[BEGIN RECORD EXCERPTS]
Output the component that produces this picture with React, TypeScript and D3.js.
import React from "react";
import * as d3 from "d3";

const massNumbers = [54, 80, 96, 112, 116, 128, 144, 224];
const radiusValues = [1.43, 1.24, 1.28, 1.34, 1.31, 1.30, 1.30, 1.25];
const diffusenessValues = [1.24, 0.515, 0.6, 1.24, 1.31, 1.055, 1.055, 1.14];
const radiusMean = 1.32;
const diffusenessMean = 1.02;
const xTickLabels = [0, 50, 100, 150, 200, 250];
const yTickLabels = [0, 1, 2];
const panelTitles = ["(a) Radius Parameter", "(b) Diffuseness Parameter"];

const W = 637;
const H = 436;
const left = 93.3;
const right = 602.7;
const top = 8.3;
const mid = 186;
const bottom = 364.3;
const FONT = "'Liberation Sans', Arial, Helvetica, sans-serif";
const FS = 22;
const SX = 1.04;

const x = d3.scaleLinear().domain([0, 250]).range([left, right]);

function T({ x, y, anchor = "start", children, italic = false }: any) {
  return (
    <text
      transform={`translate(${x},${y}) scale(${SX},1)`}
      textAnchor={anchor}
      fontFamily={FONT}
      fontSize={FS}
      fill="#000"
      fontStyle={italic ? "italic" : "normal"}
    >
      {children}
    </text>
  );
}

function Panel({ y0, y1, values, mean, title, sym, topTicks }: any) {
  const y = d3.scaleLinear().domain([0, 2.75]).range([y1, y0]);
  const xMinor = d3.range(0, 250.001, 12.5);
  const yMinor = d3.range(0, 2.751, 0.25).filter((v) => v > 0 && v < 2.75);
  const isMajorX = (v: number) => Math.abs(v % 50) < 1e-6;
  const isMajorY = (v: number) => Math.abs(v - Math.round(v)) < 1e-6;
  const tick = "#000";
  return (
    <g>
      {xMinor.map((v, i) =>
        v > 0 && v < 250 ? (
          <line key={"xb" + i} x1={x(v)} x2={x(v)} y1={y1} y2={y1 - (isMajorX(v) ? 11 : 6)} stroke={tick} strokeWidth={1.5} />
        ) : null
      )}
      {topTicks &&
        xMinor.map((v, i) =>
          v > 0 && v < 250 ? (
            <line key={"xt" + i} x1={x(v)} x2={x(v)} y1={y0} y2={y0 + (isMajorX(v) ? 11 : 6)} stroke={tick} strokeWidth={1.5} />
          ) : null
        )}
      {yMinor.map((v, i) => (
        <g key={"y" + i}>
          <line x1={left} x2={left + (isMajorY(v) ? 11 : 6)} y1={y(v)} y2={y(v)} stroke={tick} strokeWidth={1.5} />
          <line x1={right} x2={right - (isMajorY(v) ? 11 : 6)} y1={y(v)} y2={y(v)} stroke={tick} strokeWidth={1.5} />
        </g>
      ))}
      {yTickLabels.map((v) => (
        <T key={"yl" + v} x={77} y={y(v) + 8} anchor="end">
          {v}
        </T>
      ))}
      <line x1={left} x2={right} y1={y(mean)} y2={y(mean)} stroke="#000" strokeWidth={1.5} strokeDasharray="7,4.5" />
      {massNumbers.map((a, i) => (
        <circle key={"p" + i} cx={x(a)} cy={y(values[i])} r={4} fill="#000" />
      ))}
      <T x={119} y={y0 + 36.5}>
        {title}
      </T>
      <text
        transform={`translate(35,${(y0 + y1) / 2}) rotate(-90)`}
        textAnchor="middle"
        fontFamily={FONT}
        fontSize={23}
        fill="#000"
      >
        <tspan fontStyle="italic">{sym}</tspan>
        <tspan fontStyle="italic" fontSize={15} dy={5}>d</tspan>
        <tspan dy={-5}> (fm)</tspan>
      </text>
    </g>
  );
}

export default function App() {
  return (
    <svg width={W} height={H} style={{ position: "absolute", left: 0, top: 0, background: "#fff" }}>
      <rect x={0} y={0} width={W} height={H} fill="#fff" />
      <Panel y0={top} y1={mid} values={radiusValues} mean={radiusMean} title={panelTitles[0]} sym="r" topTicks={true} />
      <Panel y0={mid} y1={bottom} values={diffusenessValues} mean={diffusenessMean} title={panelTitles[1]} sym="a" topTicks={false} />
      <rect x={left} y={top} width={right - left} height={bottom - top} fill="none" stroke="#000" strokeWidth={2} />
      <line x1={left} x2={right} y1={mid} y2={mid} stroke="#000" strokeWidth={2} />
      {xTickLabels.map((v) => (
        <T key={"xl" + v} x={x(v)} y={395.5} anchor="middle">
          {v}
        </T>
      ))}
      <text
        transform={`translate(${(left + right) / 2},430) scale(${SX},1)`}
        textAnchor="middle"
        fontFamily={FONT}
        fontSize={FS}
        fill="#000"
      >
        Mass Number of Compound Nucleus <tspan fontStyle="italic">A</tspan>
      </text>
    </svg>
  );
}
[END RECORD EXCERPTS]
[BEGIN RECORD EXCERPTS]
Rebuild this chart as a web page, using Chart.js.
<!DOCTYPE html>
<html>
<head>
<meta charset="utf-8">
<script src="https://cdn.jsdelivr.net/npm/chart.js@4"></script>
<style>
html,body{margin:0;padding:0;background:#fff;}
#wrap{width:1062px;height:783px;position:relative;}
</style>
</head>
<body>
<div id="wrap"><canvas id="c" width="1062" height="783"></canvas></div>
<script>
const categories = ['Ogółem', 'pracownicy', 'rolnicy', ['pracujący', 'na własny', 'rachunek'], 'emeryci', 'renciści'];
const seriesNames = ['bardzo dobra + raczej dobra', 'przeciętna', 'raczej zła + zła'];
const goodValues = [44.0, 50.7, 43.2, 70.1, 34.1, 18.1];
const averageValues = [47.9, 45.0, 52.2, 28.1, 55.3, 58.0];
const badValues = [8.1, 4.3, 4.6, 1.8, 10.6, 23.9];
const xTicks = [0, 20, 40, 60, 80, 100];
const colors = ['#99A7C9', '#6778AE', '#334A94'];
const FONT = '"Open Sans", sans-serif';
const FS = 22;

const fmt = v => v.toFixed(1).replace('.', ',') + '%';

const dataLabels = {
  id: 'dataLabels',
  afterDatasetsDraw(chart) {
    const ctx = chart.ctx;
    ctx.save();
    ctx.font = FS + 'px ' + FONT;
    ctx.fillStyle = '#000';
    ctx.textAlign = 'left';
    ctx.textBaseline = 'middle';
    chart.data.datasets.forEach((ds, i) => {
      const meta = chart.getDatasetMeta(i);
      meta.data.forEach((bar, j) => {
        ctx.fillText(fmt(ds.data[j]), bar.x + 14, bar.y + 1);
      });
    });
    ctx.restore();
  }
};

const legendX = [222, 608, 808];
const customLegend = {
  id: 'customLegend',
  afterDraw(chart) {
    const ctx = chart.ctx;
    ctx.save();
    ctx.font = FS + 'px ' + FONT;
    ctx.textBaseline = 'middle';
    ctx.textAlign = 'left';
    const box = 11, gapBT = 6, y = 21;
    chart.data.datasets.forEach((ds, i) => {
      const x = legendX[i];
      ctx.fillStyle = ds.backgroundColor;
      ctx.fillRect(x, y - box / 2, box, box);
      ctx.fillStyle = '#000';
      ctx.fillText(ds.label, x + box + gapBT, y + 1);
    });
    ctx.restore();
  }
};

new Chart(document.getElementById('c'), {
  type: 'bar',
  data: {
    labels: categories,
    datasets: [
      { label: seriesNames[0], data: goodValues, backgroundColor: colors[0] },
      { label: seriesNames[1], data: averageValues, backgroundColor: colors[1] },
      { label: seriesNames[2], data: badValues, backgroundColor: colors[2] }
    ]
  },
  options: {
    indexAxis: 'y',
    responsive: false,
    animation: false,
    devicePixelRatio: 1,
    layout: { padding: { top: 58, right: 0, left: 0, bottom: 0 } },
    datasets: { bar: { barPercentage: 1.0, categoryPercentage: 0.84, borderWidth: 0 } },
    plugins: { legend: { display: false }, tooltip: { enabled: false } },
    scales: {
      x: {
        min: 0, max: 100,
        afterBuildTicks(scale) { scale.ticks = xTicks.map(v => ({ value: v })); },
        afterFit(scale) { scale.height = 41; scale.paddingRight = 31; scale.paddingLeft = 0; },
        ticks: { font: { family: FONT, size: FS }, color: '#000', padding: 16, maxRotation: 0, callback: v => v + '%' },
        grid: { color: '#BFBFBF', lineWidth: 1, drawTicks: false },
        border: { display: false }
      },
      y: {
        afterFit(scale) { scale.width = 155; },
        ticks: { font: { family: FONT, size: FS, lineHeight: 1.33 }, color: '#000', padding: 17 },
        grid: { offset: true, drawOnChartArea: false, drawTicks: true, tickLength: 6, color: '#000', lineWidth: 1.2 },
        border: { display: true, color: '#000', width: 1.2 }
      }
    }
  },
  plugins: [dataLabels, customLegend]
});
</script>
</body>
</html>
[END RECORD EXCERPTS]
Nothing but the lines from the one with "Output the component" through the one with "const SX = 1.04;" should be repeated, and each exactly.

THE RESULT
Output the component that produces this picture with React, TypeScript and D3.js.
import React from "react";
import * as d3 from "d3";

const massNumbers = [54, 80, 96, 112, 116, 128, 144, 224];
const radiusValues = [1.43, 1.24, 1.28, 1.34, 1.31, 1.30, 1.30, 1.25];
const diffusenessValues = [1.24, 0.515, 0.6, 1.24, 1.31, 1.055, 1.055, 1.14];
const radiusMean = 1.32;
const diffusenessMean = 1.02;
const xTickLabels = [0, 50, 100, 150, 200, 250];
const yTickLabels = [0, 1, 2];
const panelTitles = ["(a) Radius Parameter", "(b) Diffuseness Parameter"];

const W = 637;
const H = 436;
const left = 93.3;
const right = 602.7;
const top = 8.3;
const mid = 186;
const bottom = 364.3;
const FONT = "'Liberation Sans', Arial, Helvetica, sans-serif";
const FS = 22;
const SX = 1.04;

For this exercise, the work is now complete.